Bloomberg’s Commodity “Plunge” Misreporting

June 3, 2010

Avid viewers and readers of Bloomberg, like myself, may have noticed a recent article “Commodities’ Biggest Drop Since Lehman Is A Bear Signal”. They use a little-quoted index of commodities, the “Journal of Commerce Industrial Price Commodity Smoothed Price Index”, claim that it “reflects clearer signs of supply on demand because half the items it tracks don’t trade on exchanges used by speculators” and cite a 57% “plunge” in May!

For me, as a commodity researcher, this seems like huge news. Bloomberg seems to be saying that real-world, unmanipulated commodity prices have halved in a month, and speculator’s presence in the bigger markets is hiding this ‘reality’ from investors. Right?

Absolutely wrong. Dangerous misreporting, Bloomberg. I now see people picking up this story around the world on their blogs and suggesting this may be a time to sell investments.

The Bloomberg TV report (I’m trying to get a screen capture, but can’t find the video archive) even compounds this error by showing this -57% figure underneath daily and monthly prices changes for other assets such as WTI crude oil.

First lesson, go to the source and understand your data.

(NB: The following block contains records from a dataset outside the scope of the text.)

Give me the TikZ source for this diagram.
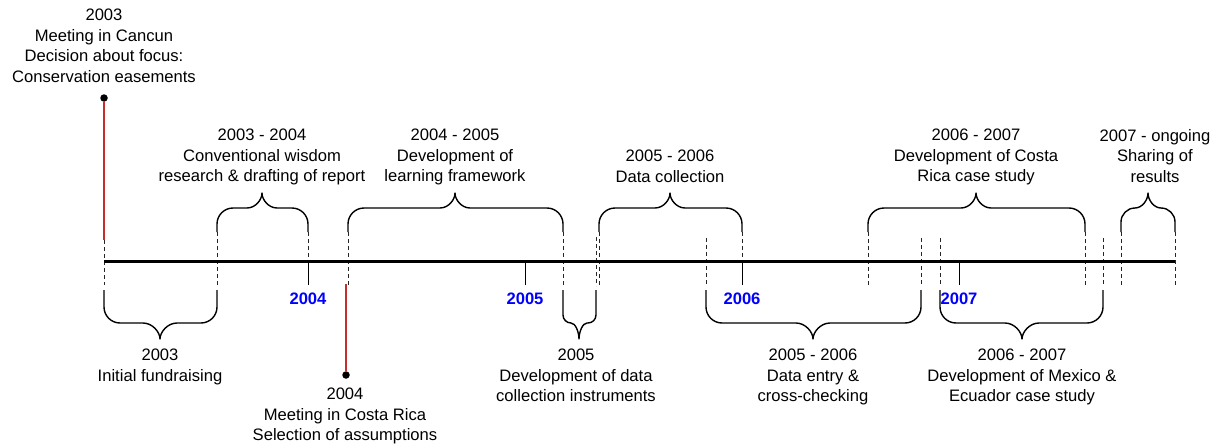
\documentclass[tikz,border=0pt]{standalone}
\usepackage{fontspec}
\setmainfont{Liberation Sans}
\definecolor{evred}{RGB}{200,45,45}
\definecolor{yrblue}{RGB}{0,0,255}
\newcommand\BrUp[5]{\draw[bracestyle] (#1,232) -- (#1,{208+#4}) .. controls (#1,{208+0.45*#4}) and ({#1+0.45*#4},208) .. ({#1+#4},208) -- ({#3-#5},208) .. controls ({#3-0.45*#5},208) and (#3,200) .. (#3,193) .. controls (#3,200) and ({#3+0.45*#5},208) .. ({#3+#5},208) -- ({#2-#4},208) .. controls ({#2-0.45*#4},208) and (#2,{208+0.45*#4}) .. (#2,{208+#4}) -- (#2,232);}
\newcommand\BrDn[5]{\draw[bracestyle] (#1,290) -- (#1,{323-#4}) .. controls (#1,{323-0.45*#4}) and ({#1+0.45*#4},323) .. ({#1+#4},323) -- ({#3-#5},323) .. controls ({#3-0.45*#5},323) and (#3,332) .. (#3,339) .. controls (#3,332) and ({#3+0.45*#5},323) .. ({#3+#5},323) -- ({#2-#4},323) .. controls ({#2-0.45*#4},323) and (#2,{323-0.45*#4}) .. (#2,{323-#4}) -- (#2,290);}
\begin{document}
\begin{tikzpicture}[x=1pt,y=-1pt,
  lbl/.style={align=center,inner sep=0pt,anchor=north,font=\fontsize{16.6}{20.5}\selectfont},
  yr/.style={inner sep=0pt,anchor=north,text=yrblue,font=\fontsize{16.6}{20}\selectfont\bfseries},
  axisline/.style={line width=3.2pt},
  dashmark/.style={line width=0.9pt,dash pattern=on 4pt off 3pt,black!85},
  tickline/.style={line width=1pt},
  bracestyle/.style={line width=1.4pt,line join=round},
  redline/.style={evred,line width=1.6pt},
  evdot/.style={circle,fill=black,inner sep=0pt,minimum size=7.5pt}]
\useasboundingbox (0,0) rectangle (1218,444);

% dashed event markers
\foreach \x/\a/\b in {104/240/285, 217/232/285, 308/232/261, 348/232/285, 563/232/287,
  596/237/286, 599/232/285, 706/238/285, 742/232/261, 868/232/285, 921/238/285,
  940/238/285, 1085/232/285, 1103/238/285, 1121/232/285, 1175/232/285}
  \draw[dashmark] (\x,\a) -- (\x,\b);

% year ticks
\foreach \x in {308,525,742,959}
  \draw[tickline] (\x,261) -- (\x,285);

% axis
\coordinate (axL) at (104,261.5);
\coordinate (axR) at (1175,261.5);
\draw[axisline] (axL) -- (axR);

% year labels
\node[yr] (y2004) at (308,293) {2004};
\node[yr] (y2005) at (525,293) {2005};
\node[yr] (y2006) at (742,293) {2006};
\node[yr] (y2007) at (959,293) {2007};

% meeting events
\node[evdot] (d1) at (104,98) {};
\coordinate (e1) at (104,240);
\draw[redline] (d1) -- (e1);
\node[lbl] (t1) at (104,9) {2003\\Meeting in Cancun\\Decision about focus:\\Conservation easements};

\node[evdot] (d2) at (346,375) {};
\coordinate (e2) at (346,284);
\draw[redline] (e2) -- (d2);
\node[lbl] (t2) at (345,388) {2004\\Meeting in Costa Rica\\Selection of assumptions};

% upper braces
\BrUp{217}{308}{262}{16}{15}
\BrUp{348}{563}{455}{16}{15}
\BrUp{599}{742}{670}{16}{15}
\BrUp{868}{1085}{976}{16}{15}
\BrUp{1121}{1175}{1148}{14}{13}

% lower braces
\BrDn{104}{217}{160}{16}{17}
\BrDn{563}{596}{579}{8}{8}
\BrDn{706}{921}{813}{16}{17}
\BrDn{940}{1103}{1022}{16}{17}

% upper labels
\node[lbl] (u1) at (262,129) {2003 - 2004\\Conventional wisdom\\research \& drafting of report};
\node[lbl] (u2) at (455,129) {2004 - 2005\\Development of\\learning framework};
\node[lbl] (u3) at (670,150) {2005 - 2006\\Data collection};
\node[lbl] (u4) at (976,129) {2006 - 2007\\Development of Costa\\Rica case study};
\node[lbl] (u5) at (1155,129) {2007 - ongoing\\Sharing of\\results};

% lower labels
\node[lbl] (l1) at (160,349) {2003\\Initial fundraising};
\node[lbl] (l2) at (576,349) {2005\\Development of data\\collection instruments};
\node[lbl] (l3) at (813,349) {2005 - 2006\\Data entry \&\\cross-checking};
\node[lbl] (l4) at (1022,349) {2006 - 2007\\Development of Mexico \&\\Ecuador case study};
\end{tikzpicture}
\end{document}
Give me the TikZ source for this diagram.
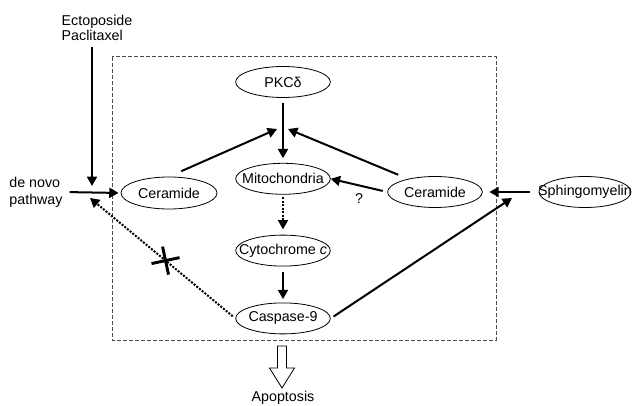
\documentclass[tikz,border=0pt]{standalone}
\usepackage{fontspec}
\setmainfont{Liberation Sans}
\usetikzlibrary{positioning,shapes.geometric,shapes.misc,arrows.meta}
\tikzset{
    cell/.style = {
       shape=ellipse,
       draw,
       line width = 0.6pt,
       minimum width = 71pt,
       minimum height = 23.25pt,
       inner sep = 0pt,
       execute at begin node = \hbox to 0pt\bgroup\hss,
       execute at end node = \hss\egroup
    },
    tag/.style = {
       align = left,
       inner sep = 0pt
    },
    weak/.style = {
       dash pattern = on 1.5pt off 1.1pt
    },
    block/.style = {
       shape = cross out, draw, solid,
       line width = 2.2pt,
       minimum size = 13pt,
       rotate = -33
    }
}
\begin{document}
\begin{tikzpicture}[->,>={Triangle[length=7pt,width=7.5pt]},line width=1.5pt,x=0.75pt,y=-0.75pt,font=\fontsize{10.7}{12.8}\selectfont]
   \useasboundingbox (0,0) rectangle (632,406);
   % dashed frame
   \draw[-,line width=0.75pt,dash pattern=on 3pt off 1.5pt,black!70] (112,57) rectangle (496,340);
   \node[cell] (PKC) at (283,82) {PKCδ};
   \node[cell] (Mitochondria) [below = 48.75pt of PKC] {Mitochondria};
   \node[cell] (Cytochrome) [below = 30pt of Mitochondria] {Cytochrome \emph{c}};
   \node[cell] (Caspase) [below = 27pt of Cytochrome] {Caspase-9};
   \node[cell, minimum width = 72pt, minimum height = 24pt] (CeramideL) at (169,193) {Ceramide};
   \node[cell] (CeramideR) at (435,192) {Ceramide};
   \node[cell, minimum width = 69pt] (Sphingomyelin) at (585,192) {Sphingomyelin};
   \node[tag, font=\fontsize{10.7}{11.4}\selectfont] (Drugs) at (97,28) {Ectoposide\\Paclitaxel};
   \node[tag] (DeNovo) at (36,192) {de novo\\pathway};
   \node (Apoptosis) at (283,398) {Apoptosis};
   \coordinate (Join) at (92,186);
   \coordinate (Back) at (90,198);
   \coordinate (TopL) at (277,129);
   \coordinate (TopR) at (288,129);
   \coordinate (Entry) at (512,198);
   % hollow arrow to Apoptosis
   \draw[-,line width=0.6pt] (277.5,346) -- (286.5,346) -- (286.5,368) -- (294.5,368)
      -- (282,388) -- (269.5,368) -- (277.5,368) -- cycle;
\path
(Drugs.south -| Join) edge[shorten <=4pt] (Join)
(DeNovo.east) edge[shorten <=4.5pt, shorten >=1.5pt] (CeramideL.west)
(PKC) edge[shorten <=4pt, shorten >=3.5pt] (Mitochondria)
(CeramideL.north) edge[shorten <=10pt] (TopL)
(CeramideR.154) edge[shorten <=8pt] (TopR)
(CeramideR.west) edge[shorten <=3.5pt] node[pos=0.5, below=2pt] {?} (Mitochondria.east)
(Mitochondria) edge[weak, shorten <=2pt, shorten >=4pt] (Cytochrome)
(Cytochrome) edge[shorten <=4pt, shorten >=2.5pt] (Caspase)
(Sphingomyelin.west) edge[shorten <=6.75pt, shorten >=5pt] (CeramideR.east)
(Caspase.east) edge[shorten <=2.5pt] (Entry)
(Caspase.west) edge[weak, shorten <=2.5pt] (Back);
\path (Caspase.west) -- node[block, pos=0.48] {} (Back);
\end{tikzpicture}
\end{document}
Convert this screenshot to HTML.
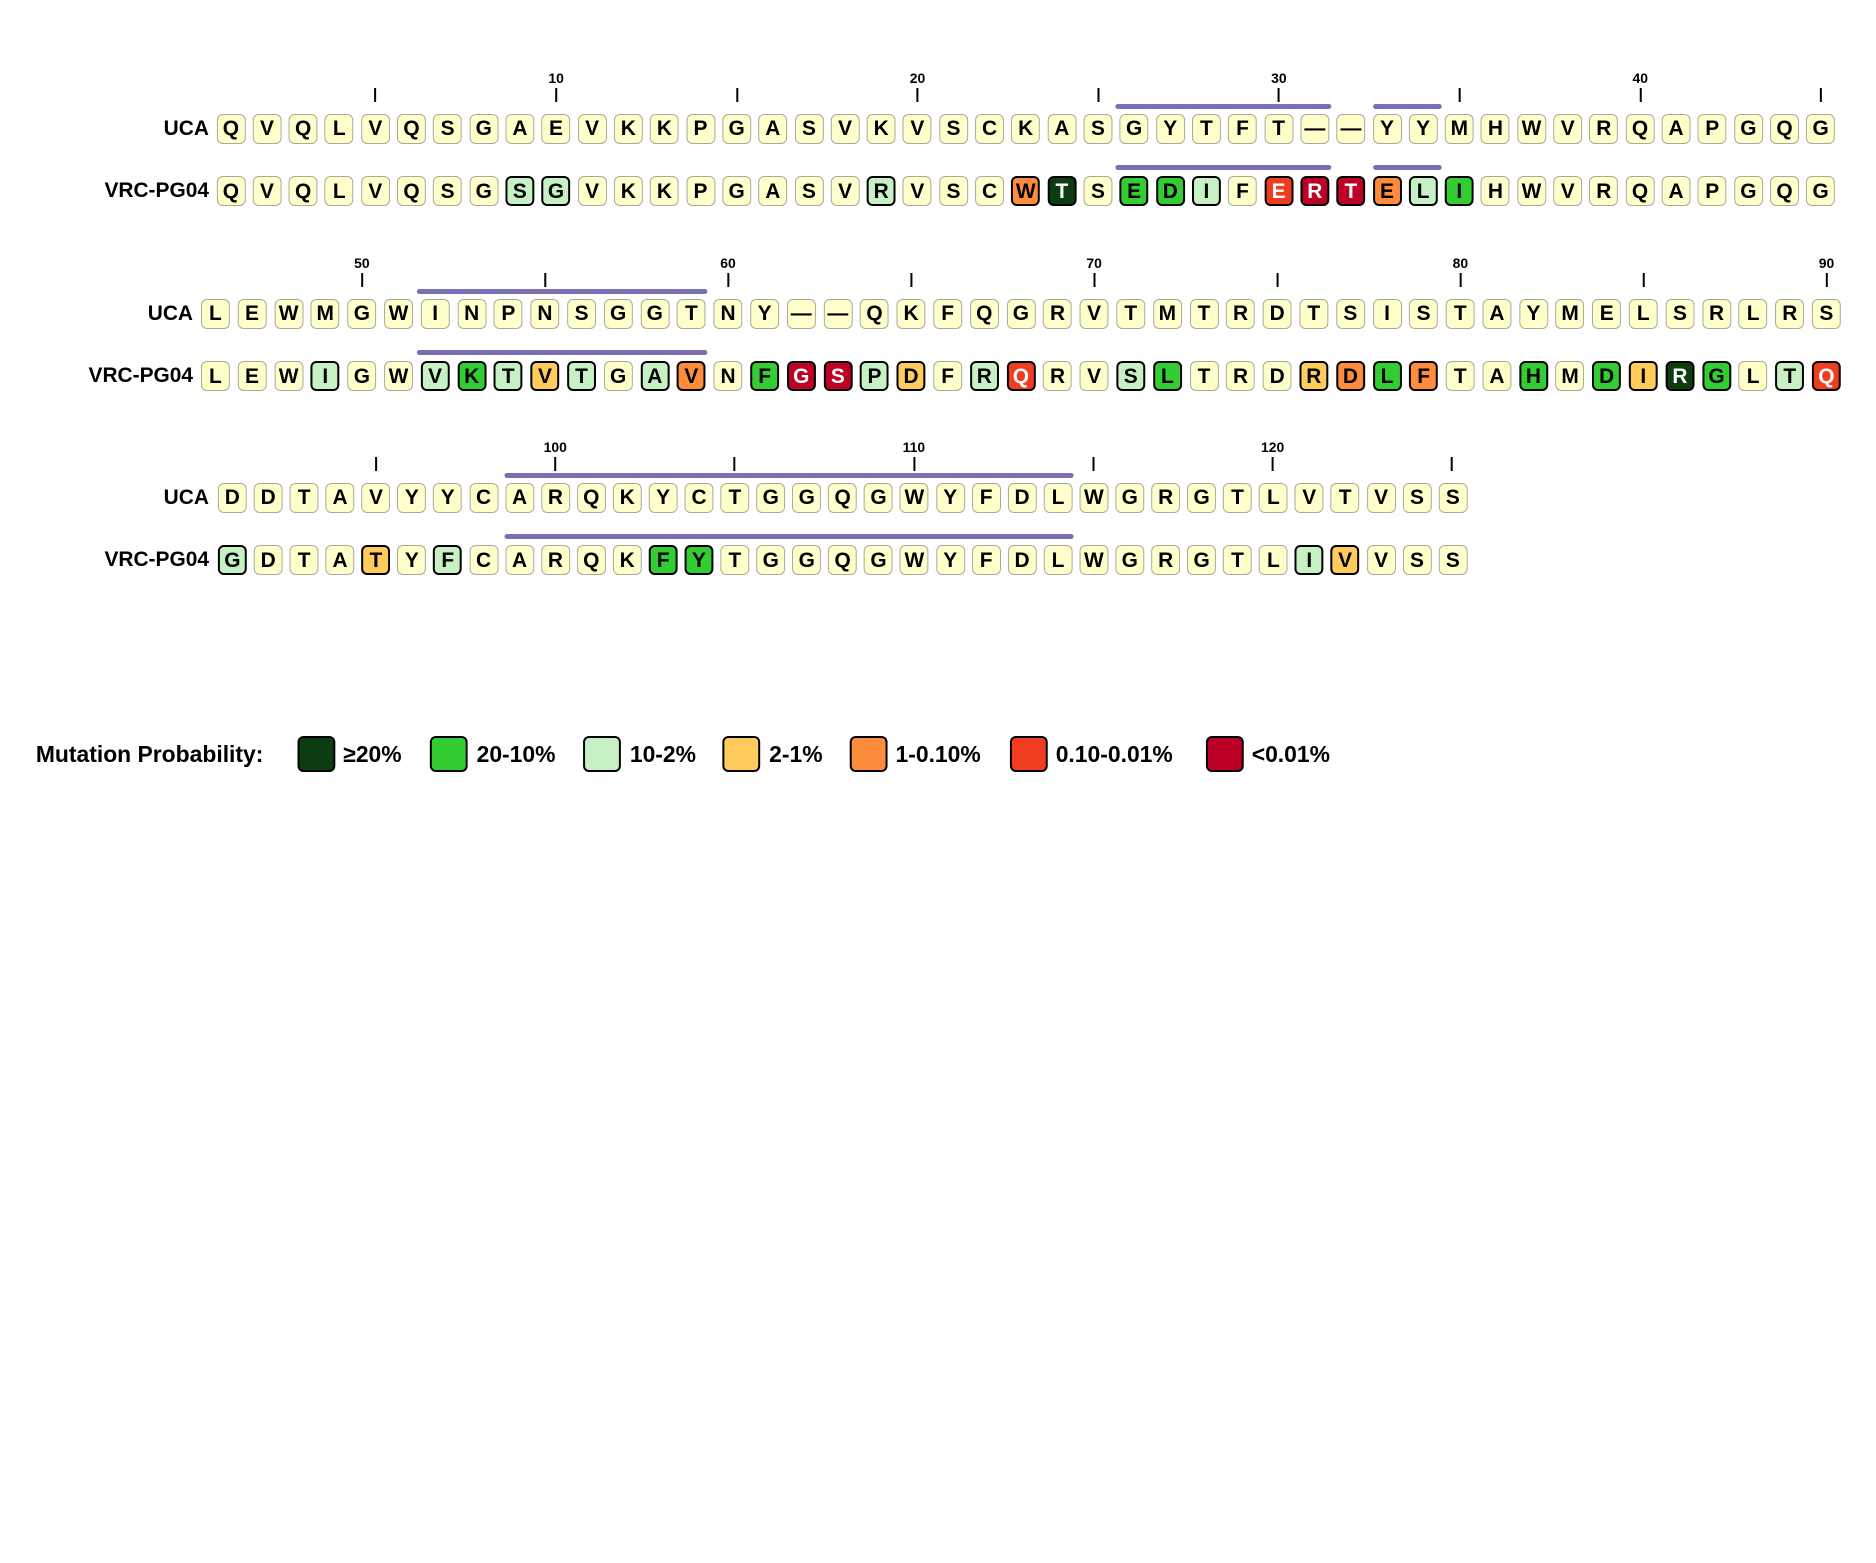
<!DOCTYPE html>
<html><head><meta charset="utf-8"><style>
html,body{margin:0;padding:0;background:#fff}
body{width:1876px;height:1563px;position:relative;overflow:hidden;font-family:"Liberation Sans",sans-serif;font-weight:bold;color:#000}
#w{position:absolute;left:0;top:0;width:1876px;height:1563px;transform:scaleX(0.995);transform-origin:0 0}
.r{position:absolute;display:flex;height:30px}
.r span{width:29px;height:30px;box-sizing:border-box;border:1.5px solid #aaa99a;border-radius:6px;background:#ffffcc;font-size:21px;display:flex;align-items:center;justify-content:center;flex:none;line-height:1}
.r1{left:217.5px;gap:7.32px}
.r2{left:202px;gap:7.8px}
.r3{left:220px;gap:7.08px}
.r span.a,.r span.b,.r span.c,.r span.d,.r span.e,.r span.f,.r span.g{border:2.5px solid #000}
.a{background:#0c3d11!important;color:#fff}
.b{background:#33cc33!important}
.c{background:#c7f0c5!important}
.d{background:#fecb5c!important}
.e{background:#fd8c3c!important}
.f{background:#f03c20!important;color:#fff}
.g{background:#bd0026!important;color:#fff}
.lab{position:absolute;font-size:21px;text-align:right;width:200px;line-height:30px}
.t{position:absolute;width:2px;height:14px;background:#000;margin-left:-1px}
.n{position:absolute;font-size:14px;width:40px;margin-left:-20px;text-align:center;line-height:16px}
.bar{position:absolute;height:5px;background:#7a6fb4;border-radius:3px}
.sw{position:absolute;top:736px;width:38px;height:36px;box-sizing:border-box;border:2px solid #000;border-radius:6px}
.lt{position:absolute;top:741px;font-size:23px;line-height:26px}
</style></head><body><div id="w">

<!-- Block 1 -->
<div class="n" style="left:558.9px;top:70px">10</div>
<div class="n" style="left:922.1px;top:70px">20</div>
<div class="n" style="left:1285.3px;top:70px">30</div>
<div class="n" style="left:1648.5px;top:70px">40</div>
<div class="t" style="left:377.3px;top:88px"></div>
<div class="t" style="left:558.9px;top:88px"></div>
<div class="t" style="left:740.5px;top:88px"></div>
<div class="t" style="left:922.1px;top:88px"></div>
<div class="t" style="left:1103.7px;top:88px"></div>
<div class="t" style="left:1285.3px;top:88px"></div>
<div class="t" style="left:1467px;top:88px"></div>
<div class="t" style="left:1648.5px;top:88px"></div>
<div class="t" style="left:1830.1px;top:88px"></div>
<div class="bar" style="left:1121px;width:217px;top:104px"></div>
<div class="bar" style="left:1380px;width:69px;top:104px"></div>
<div class="bar" style="left:1121px;width:217px;top:165px"></div>
<div class="bar" style="left:1380px;width:69px;top:165px"></div>
<div class="lab" style="left:10px;top:113.7px">UCA</div>
<div class="lab" style="left:10px;top:176.2px">VRC-PG04</div>
<div class="r r1" style="top:113.7px"><span>Q</span><span>V</span><span>Q</span><span>L</span><span>V</span><span>Q</span><span>S</span><span>G</span><span>A</span><span>E</span><span>V</span><span>K</span><span>K</span><span>P</span><span>G</span><span>A</span><span>S</span><span>V</span><span>K</span><span>V</span><span>S</span><span>C</span><span>K</span><span>A</span><span>S</span><span>G</span><span>Y</span><span>T</span><span>F</span><span>T</span><span>—</span><span>—</span><span>Y</span><span>Y</span><span>M</span><span>H</span><span>W</span><span>V</span><span>R</span><span>Q</span><span>A</span><span>P</span><span>G</span><span>Q</span><span>G</span></div>
<div class="r r1" style="top:176.2px"><span>Q</span><span>V</span><span>Q</span><span>L</span><span>V</span><span>Q</span><span>S</span><span>G</span><span class="c">S</span><span class="c">G</span><span>V</span><span>K</span><span>K</span><span>P</span><span>G</span><span>A</span><span>S</span><span>V</span><span class="c">R</span><span>V</span><span>S</span><span>C</span><span class="e">W</span><span class="a">T</span><span>S</span><span class="b">E</span><span class="b">D</span><span class="c">I</span><span>F</span><span class="f">E</span><span class="g">R</span><span class="g">T</span><span class="e">E</span><span class="c">L</span><span class="b">I</span><span>H</span><span>W</span><span>V</span><span>R</span><span>Q</span><span>A</span><span>P</span><span>G</span><span>Q</span><span>G</span></div>

<!-- Block 2 -->
<div class="n" style="left:363.7px;top:255px">50</div>
<div class="n" style="left:731.7px;top:255px">60</div>
<div class="n" style="left:1099.7px;top:255px">70</div>
<div class="n" style="left:1467.7px;top:255px">80</div>
<div class="n" style="left:1835.7px;top:255px">90</div>
<div class="t" style="left:363.7px;top:273px"></div>
<div class="t" style="left:547.7px;top:273px"></div>
<div class="t" style="left:731.7px;top:273px"></div>
<div class="t" style="left:915.7px;top:273px"></div>
<div class="t" style="left:1099.7px;top:273px"></div>
<div class="t" style="left:1283.7px;top:273px"></div>
<div class="t" style="left:1467.7px;top:273px"></div>
<div class="t" style="left:1651.7px;top:273px"></div>
<div class="t" style="left:1835.7px;top:273px"></div>
<div class="bar" style="left:419px;width:292px;top:289px"></div>
<div class="bar" style="left:419px;width:292px;top:350px"></div>
<div class="lab" style="left:-6px;top:298.9px">UCA</div>
<div class="lab" style="left:-6px;top:361.4px">VRC-PG04</div>
<div class="r r2" style="top:298.9px"><span>L</span><span>E</span><span>W</span><span>M</span><span>G</span><span>W</span><span>I</span><span>N</span><span>P</span><span>N</span><span>S</span><span>G</span><span>G</span><span>T</span><span>N</span><span>Y</span><span>—</span><span>—</span><span>Q</span><span>K</span><span>F</span><span>Q</span><span>G</span><span>R</span><span>V</span><span>T</span><span>M</span><span>T</span><span>R</span><span>D</span><span>T</span><span>S</span><span>I</span><span>S</span><span>T</span><span>A</span><span>Y</span><span>M</span><span>E</span><span>L</span><span>S</span><span>R</span><span>L</span><span>R</span><span>S</span></div>
<div class="r r2" style="top:361.4px"><span>L</span><span>E</span><span>W</span><span class="c">I</span><span>G</span><span>W</span><span class="c">V</span><span class="b">K</span><span class="c">T</span><span class="d">V</span><span class="c">T</span><span>G</span><span class="c">A</span><span class="e">V</span><span>N</span><span class="b">F</span><span class="g">G</span><span class="g">S</span><span class="c">P</span><span class="d">D</span><span>F</span><span class="c">R</span><span class="f">Q</span><span>R</span><span>V</span><span class="c">S</span><span class="b">L</span><span>T</span><span>R</span><span>D</span><span class="d">R</span><span class="e">D</span><span class="b">L</span><span class="e">F</span><span>T</span><span>A</span><span class="b">H</span><span>M</span><span class="b">D</span><span class="d">I</span><span class="a">R</span><span class="b">G</span><span>L</span><span class="c">T</span><span class="f">Q</span></div>

<!-- Block 3 -->
<div class="n" style="left:558px;top:439px">100</div>
<div class="n" style="left:918.5px;top:439px">110</div>
<div class="n" style="left:1279px;top:439px">120</div>
<div class="t" style="left:377.6px;top:457px"></div>
<div class="t" style="left:558px;top:457px"></div>
<div class="t" style="left:738.3px;top:457px"></div>
<div class="t" style="left:918.5px;top:457px"></div>
<div class="t" style="left:1098.8px;top:457px"></div>
<div class="t" style="left:1279px;top:457px"></div>
<div class="t" style="left:1459.3px;top:457px"></div>
<div class="bar" style="left:507px;width:572px;top:473px"></div>
<div class="bar" style="left:507px;width:572px;top:534px"></div>
<div class="lab" style="left:10px;top:482.9px">UCA</div>
<div class="lab" style="left:10px;top:545.4px">VRC-PG04</div>
<div class="r r3" style="top:482.9px;left:219px"><span>D</span><span>D</span><span>T</span><span>A</span><span>V</span><span>Y</span><span>Y</span><span>C</span><span>A</span><span>R</span><span>Q</span><span>K</span><span>Y</span><span>C</span><span>T</span><span>G</span><span>G</span><span>Q</span><span>G</span><span>W</span><span>Y</span><span>F</span><span>D</span><span>L</span><span>W</span><span>G</span><span>R</span><span>G</span><span>T</span><span>L</span><span>V</span><span>T</span><span>V</span><span>S</span><span>S</span></div>
<div class="r r3" style="top:545.4px;left:219px"><span class="c">G</span><span>D</span><span>T</span><span>A</span><span class="d">T</span><span>Y</span><span class="c">F</span><span>C</span><span>A</span><span>R</span><span>Q</span><span>K</span><span class="b">F</span><span class="b">Y</span><span>T</span><span>G</span><span>G</span><span>Q</span><span>G</span><span>W</span><span>Y</span><span>F</span><span>D</span><span>L</span><span>W</span><span>G</span><span>R</span><span>G</span><span>T</span><span>L</span><span class="c">I</span><span class="d">V</span><span>V</span><span>S</span><span>S</span></div>

<!-- Legend -->
<div class="lt" style="left:36px">Mutation Probability:</div>
<div class="sw a" style="left:299px"></div><div class="lt" style="left:345px">≥20%</div>
<div class="sw b" style="left:432px"></div><div class="lt" style="left:479px">20-10%</div>
<div class="sw c" style="left:586px"></div><div class="lt" style="left:633px">10-2%</div>
<div class="sw d" style="left:726px"></div><div class="lt" style="left:773px">2-1%</div>
<div class="sw e" style="left:854px"></div><div class="lt" style="left:900px">1-0.10%</div>
<div class="sw f" style="left:1015px"></div><div class="lt" style="left:1061px">0.10-0.01%</div>
<div class="sw g" style="left:1212px"></div><div class="lt" style="left:1258px">&lt;0.01%</div>
</div></body></html>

Bloomberg, quote the “Journal of Commerce Industrial Price Commodity Smoothed Price Index” as being at 60.56 at the end of April 2010, and 25.97 at the end of May 2010. That’s a drop of 57%, as they state.

So, what is this index measuring? And, how can a commodity price index be negative, as it was in July 2009? The main problem, it’s not a price index! It measures the year-on-year growth, as a percentage, of the tracked commodity prices over the previous year. Confusingly, the Bloomberg page states “the base rate of this index is 2006=100”. To me, this bit is plain wrong. A quick bit of charting shows the index varied between 0 and around 25 during 2006.

So, what the index really tells us, is that the commodities prices tracked by the index grew 60% between April 2009 and April 2010, but only 26% between May 2009 and May 2010. Another way of expressing this, far more fairly, would be:

“Commodity Price Growth reduces to 26% p.a.”

That’s the real story. There’s a huge difference between a growth-rate index and a price index. Reporting the change in a growth-rate index (itself a percentage) by dividing and quoting this as another percentage makes no sense. If inflation goes from 5% one month to 4%, is inflation -20%? No.

Rein in your sensationalist reporters, Bloomberg.